The review said Ofsted and Birmingham City Council failed to properly investigate concerns that were raised about the ‘special relationship’, and the serious case review also criticised the nursery’s inspection process which was found to lack depth.

Jane Held, independent chair of the multi-agency Birmingham Safeguarding Children Board, which carried out the serious case review said: “Responsibility for this awful abuse must, and does, lie with the perpetrator. He was clever, duplicitous and manipulative and took advantage of weaknesses in the system.

“Parents should be able to trust the people they leave their children with to ensure that children are properly protected. In this case there were unfortunately a number of weaknesses in the way that nursery was run and a number of opportunities to intervene earlier and prevent the continuation of abuse which were missed.”

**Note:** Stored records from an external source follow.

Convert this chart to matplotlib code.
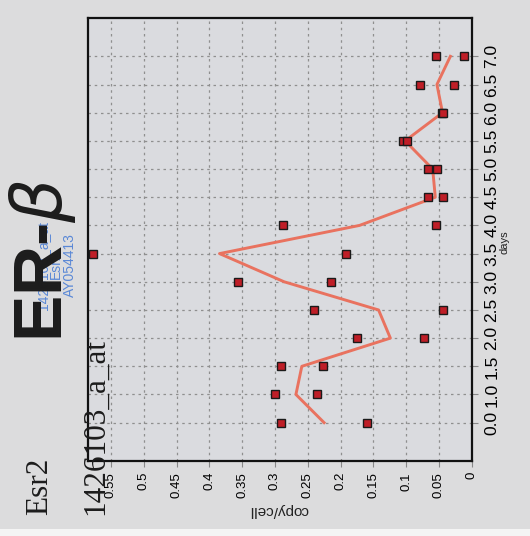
import matplotlib
matplotlib.use("Agg")
import matplotlib.pyplot as plt
import numpy as np
from matplotlib.patches import Rectangle

plt.rcParams["font.family"] = ["Liberation Sans", "DejaVu Sans"]

# time points (days) and the two replicate measurements (copy/cell)
days = ["0.0", "1.0", "1.5", "2.0", "2.5", "3.0", "3.5",
        "4.0", "4.5", "5.0", "5.5", "6.0", "6.5", "7.0"]
rep_a = [0.290, 0.300, 0.291, 0.175, 0.240, 0.357, 0.577,
         0.287, 0.067, 0.066, 0.105, 0.046, 0.079, 0.054]
rep_b = [0.160, 0.236, 0.227, 0.073, 0.044, 0.215, 0.192,
         0.055, 0.044, 0.053, 0.098, 0.043, 0.027, 0.011]
copy_ticks = [0, 0.05, 0.1, 0.15, 0.2, 0.25, 0.3, 0.35, 0.4, 0.45, 0.5, 0.55]
copy_labels = ["0", "0.05", "0.1", "0.15", "0.2", "0.25", "0.3",
               "0.35", "0.4", "0.45", "0.5", "0.55"]

mean = (np.array(rep_a) + np.array(rep_b)) / 2
pos = np.arange(len(days))

W, H = 530, 536


def fx(px):
    return px / W


def fy(py):
    return 1 - py / H


fig = plt.figure(figsize=(5.3, 5.36), dpi=100, facecolor="#dcdcdd")
fig.patches.append(Rectangle((0, 0), 1, fy(529), transform=fig.transFigure,
                             facecolor="#f4f4f4", edgecolor="none", zorder=-1))

# plot is drawn sideways: copy/cell runs right-to-left, days bottom-to-top
ax = fig.add_axes([fx(88), fy(461), fx(471.7) - fx(88), fy(18) - fy(461)])
ax.set_facecolor("#dadbdf")

ax.plot(mean, pos, color="#e9725f", lw=2.1, zorder=3)
for vals in (rep_a, rep_b):
    ax.plot(vals, pos, "s", ms=6.4, mfc="#bf1e27", mec="#1a1a1a", mew=1.0,
            zorder=4, clip_on=False)

ax.set_xlim(0.585, 0)
ax.set_ylim(-1.36, 14.36)

ax.set_xticks(copy_ticks)
ax.set_xticklabels(copy_labels, rotation=90, fontsize=9.5)
ax.set_yticks(pos)
ax.set_yticklabels(days, rotation=90, fontsize=12.5, va="center")
ax.yaxis.tick_right()
ax.tick_params(axis="x", length=4, width=0.8, color="#888888", pad=4)
ax.tick_params(axis="y", length=4, width=0.8, color="#888888", pad=5)

ax.grid(True, linestyle=(0, (2, 3)), color="#8f8f8f", lw=0.9)
ax.set_axisbelow(True)
for s in ax.spines.values():
    s.set_linewidth(1.6)
    s.set_color("#111111")

fig.text(fx(279), fy(510), "copy/cell", rotation=180, ha="center",
         va="center", fontsize=11, color="#222222")
fig.text(fx(505), fy(242), "days", rotation=90, ha="center", va="center",
         fontsize=8, color="#222222")

# probe annotation in blue, partly under the title
blue = "#5a88d6"
for txt, bx in (("1426103_a_at", 47), ("Esr2", 60), ("AY054413", 74)):
    fig.text(fx(bx), fy(265), txt, rotation=90, rotation_mode="anchor",
             ha="center", va="baseline", fontsize=10, color=blue, zorder=2)

fig.text(fx(62), fy(342), r"ER-$\beta$", rotation=90, rotation_mode="anchor",
         ha="left", va="baseline", fontsize=50, fontweight="bold",
         color="#1c1c1c", zorder=5)

serif = ["Liberation Serif", "DejaVu Serif"]
fig.text(fx(47), fy(515), "Esr2", rotation=90, rotation_mode="anchor",
         ha="left", va="baseline", fontsize=22.5, family=serif,
         color="#1c1c1c", zorder=5)
fig.text(fx(103), fy(515), "1426103_a_at", rotation=90, rotation_mode="anchor",
         ha="left", va="baseline", fontsize=22.5, family=serif,
         color="#1c1c1c", zorder=5)

fig.savefig("out.png", dpi=100, facecolor=fig.get_facecolor())
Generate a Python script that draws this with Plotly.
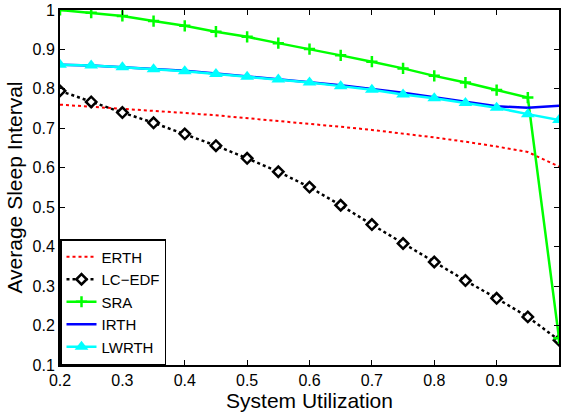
import plotly.graph_objects as go

utilization = [0.2, 0.25, 0.3, 0.35, 0.4, 0.45, 0.5, 0.55, 0.6, 0.65, 0.7, 0.75, 0.8, 0.85, 0.9, 0.95, 1.0]

erth = [0.760, 0.755, 0.749, 0.744, 0.739, 0.733, 0.726, 0.719, 0.712, 0.704, 0.696, 0.687, 0.677, 0.666, 0.654, 0.640, 0.603]
lc_edf = [0.795, 0.767, 0.740, 0.714, 0.686, 0.656, 0.624, 0.590, 0.551, 0.505, 0.456, 0.408, 0.361, 0.314, 0.269, 0.222, 0.163]
sra = [1.000, 0.993, 0.985, 0.972, 0.960, 0.945, 0.932, 0.916, 0.901, 0.885, 0.869, 0.852, 0.833, 0.816, 0.797, 0.778, 0.168]
irth = [0.861, 0.859, 0.855, 0.851, 0.846, 0.839, 0.832, 0.825, 0.817, 0.809, 0.800, 0.790, 0.779, 0.767, 0.756, 0.752, 0.757]
lwrth = [0.861, 0.859, 0.855, 0.850, 0.845, 0.838, 0.831, 0.824, 0.816, 0.807, 0.798, 0.786, 0.776, 0.764, 0.752, 0.736, 0.721]

x_ticks = [0.2, 0.3, 0.4, 0.5, 0.6, 0.7, 0.8, 0.9, 1.0]
x_tick_labels = ["0.2", "0.3", "0.4", "0.5", "0.6", "0.7", "0.8", "0.9", "1"]
y_ticks = [0.1, 0.2, 0.3, 0.4, 0.5, 0.6, 0.7, 0.8, 0.9, 1.0]
y_tick_labels = ["0.1", "0.2", "0.3", "0.4", "0.5", "0.6", "0.7", "0.8", "0.9", "1"]

FONT = "Arial, Liberation Sans, Helvetica, sans-serif"

fig = go.Figure()
fig.add_trace(go.Scatter(
    x=utilization, y=erth, name="ERTH", mode="lines",
    line=dict(color="#ff0000", width=2, dash="dot"),
))
fig.add_trace(go.Scatter(
    x=utilization, y=lc_edf, name="LC\u2212EDF", mode="lines+markers",
    line=dict(color="#000000", width=2.5, dash="dot"),
    marker=dict(symbol="diamond", size=8, color="#ffffff",
                line=dict(color="#000000", width=2.5)),
))
fig.add_trace(go.Scatter(
    x=utilization, y=sra, name="SRA", mode="lines+markers",
    line=dict(color="#00ff00", width=2.5),
    marker=dict(symbol="cross-thin-open", size=8,
                line=dict(color="#00ff00", width=2.5)),
))
fig.add_trace(go.Scatter(
    x=utilization, y=irth, name="IRTH", mode="lines",
    line=dict(color="#0000ff", width=2.5),
))
fig.add_trace(go.Scatter(
    x=utilization, y=lwrth, name="LWRTH", mode="lines+markers",
    line=dict(color="#00ffff", width=2.5),
    marker=dict(symbol="triangle-up", size=12, color="#00ffff",
                line=dict(color="#00ffff", width=0)),
))

axis_common = dict(
    showline=True, linecolor="#000000", linewidth=2, mirror="ticks",
    ticks="inside", ticklen=5, tickwidth=1, tickcolor="#000000",
    showgrid=False, zeroline=False,
    tickfont=dict(family=FONT, size=16, color="#000000"),
)

fig.update_layout(
    width=563, height=414,
    margin=dict(l=60, r=2, t=9, b=49),
    paper_bgcolor="#ffffff", plot_bgcolor="#ffffff",
    font=dict(family=FONT, color="#000000"),
    xaxis=dict(range=[0.2, 1.0], tickvals=x_ticks, ticktext=x_tick_labels,
               title=dict(text="System Utilization", font=dict(family=FONT, size=21), standoff=0),
               **axis_common),
    yaxis=dict(range=[0.1, 1.0], tickvals=y_ticks, ticktext=y_tick_labels,
               title=dict(text="Average Sleep Interval", font=dict(family=FONT, size=21), standoff=4),
               **axis_common),
    legend=dict(x=0, y=0, xanchor="left", yanchor="bottom",
                bgcolor="#ffffff", bordercolor="#000000", borderwidth=1.5,
                font=dict(family=FONT, size=15, color="#000000"),
                itemwidth=30, tracegroupgap=0,
                traceorder="normal"),
    showlegend=True,
)

fig.write_html("out.html")
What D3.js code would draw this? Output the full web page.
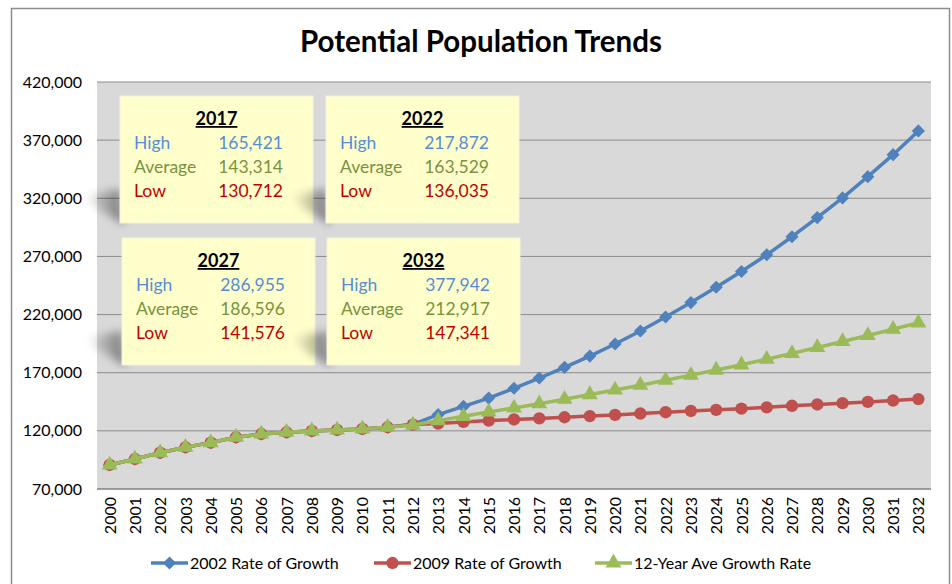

The serious case review report concluded there was:

* Poor management within the nursery

* A failure on the part of Ofsted and the local authority to investigate properly concerns about the Wilson's behaviour

* A lack of rigour and depth to inspection processes

* National issues relating to the quality of early years qualifications

* A need for more resources to be made available to police so they can respond to the increasing incidence of internet abuse

The review also called for 'those responsible for managing individual nurseries to make sure that the highest standards are maintained in relation to safeguarding practice and create a culture where the voice of everyone in the staff team, including students on placement, is valued and heard'.